When I was a kid growing up in England in the 1960s and 70s, we had two TV channels:  BBC and ITV.  The concept of two channels became so foundational to our telly watching habits that we called the two channels sides– as though they were two sides of a record.  When changing channels, we’d say, “What’s on the other side?” Or, “Turn the telly over.”

This limited viewing experience meant we would watch pretty much anything, and we usually all watched the same thing. Whether it was a documentary about dung beetles or the latest episode of “Upstairs Downstairs,” we were a country united by a lack of options.

For a while, cloud computing was like this.  First one vendor, then maybe two. Now it seems there is a new one (or wannabe one) every week. And, as the competition increases, the prices are going down.  This is the American way – and God bless America.
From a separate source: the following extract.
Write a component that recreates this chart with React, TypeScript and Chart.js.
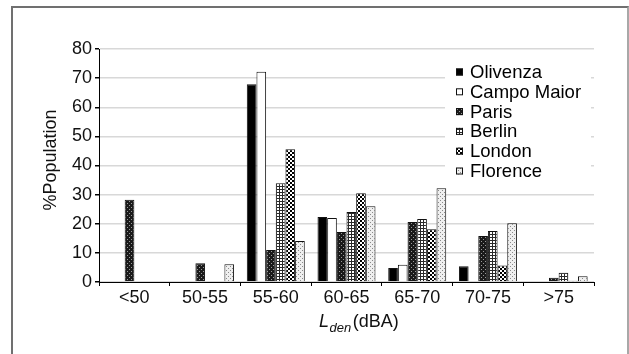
import React, { useEffect, useRef } from 'react';
import { Chart, registerables } from 'chart.js';

Chart.register(...registerables);

const categories = ['<50', '50-55', '55-60', '60-65', '65-70', '70-75', '>75'];
const seriesNames = ['Olivenza', 'Campo Maior', 'Paris', 'Berlin', 'London', 'Florence'];
const olivenza = [null, null, 67.9, 22.3, 4.8, 5.4, null];
const campoMaior = [null, null, 72.2, 22.0, 5.9, null, null];
const paris = [28.2, 6.4, 11.0, 17.2, 20.6, 15.8, 1.5];
const berlin = [null, null, 33.9, 24.0, 21.6, 17.5, 3.2];
const london = [null, null, 45.6, 30.5, 18.1, 5.7, 0.4];
const florence = [null, 6.1, 14.1, 26.0, 32.2, 20.2, 2.0];
const yMin = 0;
const yMax = 80;
const yStep = 10;

const FONT = "'Liberation Sans', Arial, sans-serif";

function makePattern(size: number, draw: (c: CanvasRenderingContext2D) => void) {
  const cv = document.createElement('canvas');
  cv.width = size;
  cv.height = size;
  const c = cv.getContext('2d')!;
  draw(c);
  return c.createPattern(cv, 'repeat')!;
}

function buildFills() {
  const paris = makePattern(4, (c) => {
    c.fillStyle = '#1a1a1a';
    c.fillRect(0, 0, 4, 4);
    c.fillStyle = '#9a9a9a';
    c.fillRect(1, 1, 1, 1);
    c.fillRect(3, 3, 1, 1);
  });
  const berlin = makePattern(3, (c) => {
    c.fillStyle = '#ffffff';
    c.fillRect(0, 0, 3, 3);
    c.fillStyle = '#2a2a2a';
    c.fillRect(0, 0, 3, 1);
    c.fillRect(0, 0, 1, 3);
  });
  const london = makePattern(4, (c) => {
    c.fillStyle = '#ffffff';
    c.fillRect(0, 0, 4, 4);
    c.fillStyle = '#000000';
    c.fillRect(0, 0, 2, 2);
    c.fillRect(2, 2, 2, 2);
  });
  const florence = makePattern(4, (c) => {
    c.fillStyle = '#efefef';
    c.fillRect(0, 0, 4, 4);
    c.fillStyle = '#8a8a8a';
    c.fillRect(0, 0, 1, 1);
    c.fillRect(2, 2, 1, 1);
  });
  return ['#000000', '#ffffff', paris, berlin, london, florence];
}

export default function App() {
  const ref = useRef<HTMLCanvasElement | null>(null);

  useEffect(() => {
    const canvas = ref.current!;
    const fills = buildFills();
    const values = [olivenza, campoMaior, paris, berlin, london, florence];

    const overlay = {
      id: 'overlay',
      afterDraw(chart: any) {
        const ctx = chart.ctx as CanvasRenderingContext2D;
        ctx.save();
        // legend
        ctx.fillStyle = '#ffffff';
        ctx.fillRect(445, 60, 146, 122);
        const startY = 72;
        const gap = 19.8;
        ctx.font = `18.5px ${FONT}`;
        ctx.textBaseline = 'middle';
        ctx.textAlign = 'left';
        seriesNames.forEach((name, i) => {
          const cy = startY + i * gap;
          ctx.fillStyle = fills[i] as any;
          ctx.fillRect(456, cy - 3.5, 7, 7);
          ctx.strokeStyle = '#111';
          ctx.lineWidth = 1;
          ctx.strokeRect(456.5, cy - 3, 6, 6);
          ctx.fillStyle = '#000';
          ctx.fillText(name, 470, cy + 1);
        });
        // y title
        ctx.save();
        ctx.translate(51.5, 160);
        ctx.rotate(-Math.PI / 2);
        ctx.textAlign = 'center';
        ctx.textBaseline = 'middle';
        ctx.font = `18px ${FONT}`;
        ctx.fillStyle = '#111';
        ctx.fillText('%Population', 0, 0);
        ctx.restore();
        // x title
        ctx.textBaseline = 'alphabetic';
        ctx.textAlign = 'left';
        ctx.fillStyle = '#111';
        let x = 319;
        ctx.font = `italic 18px ${FONT}`;
        ctx.fillText('L', x, 327);
        x += ctx.measureText('L').width + 0.5;
        ctx.font = `italic 13px ${FONT}`;
        ctx.fillText('den', x, 332);
        x += ctx.measureText('den').width + 1.5;
        ctx.font = `18px ${FONT}`;
        ctx.fillText('(dBA)', x, 327);
        ctx.restore();
      },
    };

    const chart = new Chart(canvas, {
      type: 'bar',
      data: {
        labels: categories,
        datasets: seriesNames.map((name, i) => ({
          label: name,
          data: values[i] as any,
          backgroundColor: fills[i] as any,
          borderColor: '#111',
          borderWidth: 1,
          categoryPercentage: 0.82,
          barPercentage: 1.0,
        })),
      },
      options: {
        responsive: false,
        animation: false,
        layout: { padding: { left: 0, top: 49, right: 35, bottom: 0 } },
        plugins: {
          legend: { display: false },
          tooltip: { enabled: false },
          title: { display: false },
        },
        scales: {
          x: {
            grid: {
              offset: true,
              drawOnChartArea: false,
              drawTicks: true,
              tickLength: 4,
              tickColor: '#000',
            },
            border: { display: true, color: '#000', width: 1 },
            ticks: {
              color: '#111',
              font: { family: FONT, size: 18 },
              padding: 1,
              maxRotation: 0,
              autoSkip: false,
            },
            afterFit: (s: any) => {
              s.height = 72;
            },
          },
          y: {
            min: yMin,
            max: yMax,
            grid: {
              color: '#d8d8d8',
              lineWidth: 1.5,
              drawTicks: true,
              tickLength: 4,
              tickColor: '#000',
            },
            border: { display: true, color: '#000', width: 1 },
            ticks: {
              stepSize: yStep,
              color: '#111',
              font: { family: FONT, size: 18 },
              padding: 3,
            },
            afterFit: (s: any) => {
              s.width = 99;
            },
          },
        },
      },
      plugins: [overlay],
    });
    return () => chart.destroy();
  }, []);

  return (
    <div
      style={{
        position: 'fixed',
        left: 0,
        top: 0,
        width: 629,
        height: 354,
        background: '#fff',
        overflow: 'hidden',
      }}
    >
      <canvas
        ref={ref}
        width={629}
        height={354}
        style={{ position: 'absolute', left: 0, top: 0, width: 629, height: 354 }}
      />
      <div
        style={{
          position: 'absolute',
          left: 11,
          top: 6,
          width: 614,
          height: 400,
          borderTop: '2px solid #707070',
          borderLeft: '2px solid #707070',
          borderRight: '2px solid #a8a8a8',
          pointerEvents: 'none',
        }}
      />
    </div>
  );
}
The latest offering to make my radar is from IBM, who recently bought SoftLayer, a cloud Infrastructure as a Service provider that offers real (not virtual) servers starting at about 50 cents an hour, no contract required.  Pay for it when you need it, don’t when you don’t.

Last year my team here at Sabre began working with a number of vendors on a concept we call cloud brokering. Once this is in place, we will be able to request real-time bids from multiple Infrastructure as a Service cloud providers – and, based on their responses and our past experience with their quality, we will push non-sensitive processing to the winner.  It will almost be like having a remote control, a hundred channels to choose from and no patience for bad TV.